WHAT IS EXPECTED: Could the lines from the start of the data through the line with "const yTicks = [0, 2, 4, 6, 8, 10, 12];" be set down exactly, with no pictures among them?

DATA BLOCK:
━━━━━━━━━━

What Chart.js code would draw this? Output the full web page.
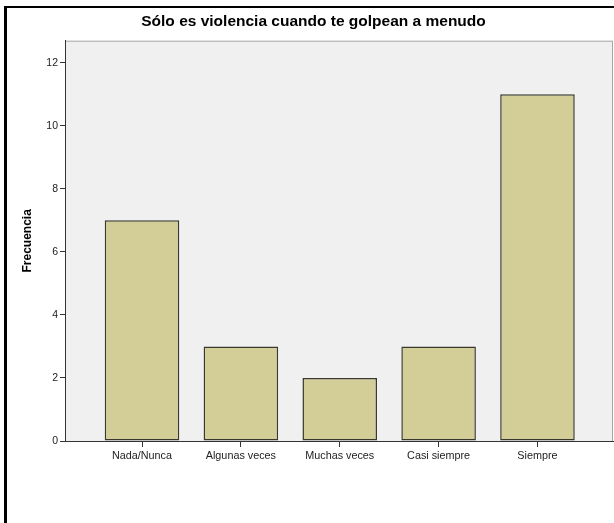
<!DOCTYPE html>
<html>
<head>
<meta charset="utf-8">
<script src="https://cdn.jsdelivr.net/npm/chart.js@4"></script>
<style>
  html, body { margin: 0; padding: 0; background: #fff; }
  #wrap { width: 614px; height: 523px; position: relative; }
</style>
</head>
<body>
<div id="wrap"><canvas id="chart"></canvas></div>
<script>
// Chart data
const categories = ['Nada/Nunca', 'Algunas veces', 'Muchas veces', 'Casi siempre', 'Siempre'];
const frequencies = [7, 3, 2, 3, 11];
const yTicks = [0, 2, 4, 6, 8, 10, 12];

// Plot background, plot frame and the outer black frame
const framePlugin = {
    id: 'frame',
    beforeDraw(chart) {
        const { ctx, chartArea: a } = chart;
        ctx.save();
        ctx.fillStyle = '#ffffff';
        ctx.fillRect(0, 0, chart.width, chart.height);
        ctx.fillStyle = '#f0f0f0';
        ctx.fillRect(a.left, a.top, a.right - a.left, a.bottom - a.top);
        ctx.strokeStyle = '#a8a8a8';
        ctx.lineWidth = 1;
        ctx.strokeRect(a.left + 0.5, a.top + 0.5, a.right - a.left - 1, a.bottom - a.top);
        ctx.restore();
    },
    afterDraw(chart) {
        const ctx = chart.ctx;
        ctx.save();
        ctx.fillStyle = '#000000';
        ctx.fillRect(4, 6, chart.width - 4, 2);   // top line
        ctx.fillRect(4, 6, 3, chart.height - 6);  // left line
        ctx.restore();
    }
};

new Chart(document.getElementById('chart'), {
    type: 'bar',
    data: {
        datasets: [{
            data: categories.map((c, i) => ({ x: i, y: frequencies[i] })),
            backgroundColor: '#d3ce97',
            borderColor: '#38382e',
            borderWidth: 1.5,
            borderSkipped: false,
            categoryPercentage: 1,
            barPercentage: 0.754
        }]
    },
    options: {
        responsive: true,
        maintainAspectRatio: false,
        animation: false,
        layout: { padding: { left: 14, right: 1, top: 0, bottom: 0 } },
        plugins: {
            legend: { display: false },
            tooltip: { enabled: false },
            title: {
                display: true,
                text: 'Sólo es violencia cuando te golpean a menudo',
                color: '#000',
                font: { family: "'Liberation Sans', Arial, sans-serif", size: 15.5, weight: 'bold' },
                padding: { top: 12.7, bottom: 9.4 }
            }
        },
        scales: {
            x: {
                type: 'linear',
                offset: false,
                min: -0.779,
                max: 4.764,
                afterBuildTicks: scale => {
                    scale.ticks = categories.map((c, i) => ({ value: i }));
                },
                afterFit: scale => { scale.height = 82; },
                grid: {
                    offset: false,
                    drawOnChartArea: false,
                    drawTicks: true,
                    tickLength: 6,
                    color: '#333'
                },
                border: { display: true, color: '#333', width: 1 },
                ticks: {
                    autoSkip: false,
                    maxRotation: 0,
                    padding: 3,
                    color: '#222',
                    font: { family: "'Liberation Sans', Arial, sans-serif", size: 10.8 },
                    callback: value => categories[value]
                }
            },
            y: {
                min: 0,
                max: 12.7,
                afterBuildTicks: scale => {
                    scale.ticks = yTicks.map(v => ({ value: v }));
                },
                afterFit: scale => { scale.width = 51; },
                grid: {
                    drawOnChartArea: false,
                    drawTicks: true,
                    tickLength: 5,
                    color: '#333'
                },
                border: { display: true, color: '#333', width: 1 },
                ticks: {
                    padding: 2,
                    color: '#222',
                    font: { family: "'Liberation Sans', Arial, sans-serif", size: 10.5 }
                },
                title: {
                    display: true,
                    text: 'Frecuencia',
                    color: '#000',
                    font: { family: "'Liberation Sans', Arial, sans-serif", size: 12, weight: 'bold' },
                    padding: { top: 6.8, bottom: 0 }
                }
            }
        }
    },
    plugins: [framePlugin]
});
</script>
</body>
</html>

━━━━━━━━━━

TASK RESULT:
What Chart.js code would draw this? Output the full web page.
<!DOCTYPE html>
<html>
<head>
<meta charset="utf-8">
<script src="https://cdn.jsdelivr.net/npm/chart.js@4"></script>
<style>
  html, body { margin: 0; padding: 0; background: #fff; }
  #wrap { width: 614px; height: 523px; position: relative; }
</style>
</head>
<body>
<div id="wrap"><canvas id="chart"></canvas></div>
<script>
// Chart data
const categories = ['Nada/Nunca', 'Algunas veces', 'Muchas veces', 'Casi siempre', 'Siempre'];
const frequencies = [7, 3, 2, 3, 11];
const yTicks = [0, 2, 4, 6, 8, 10, 12];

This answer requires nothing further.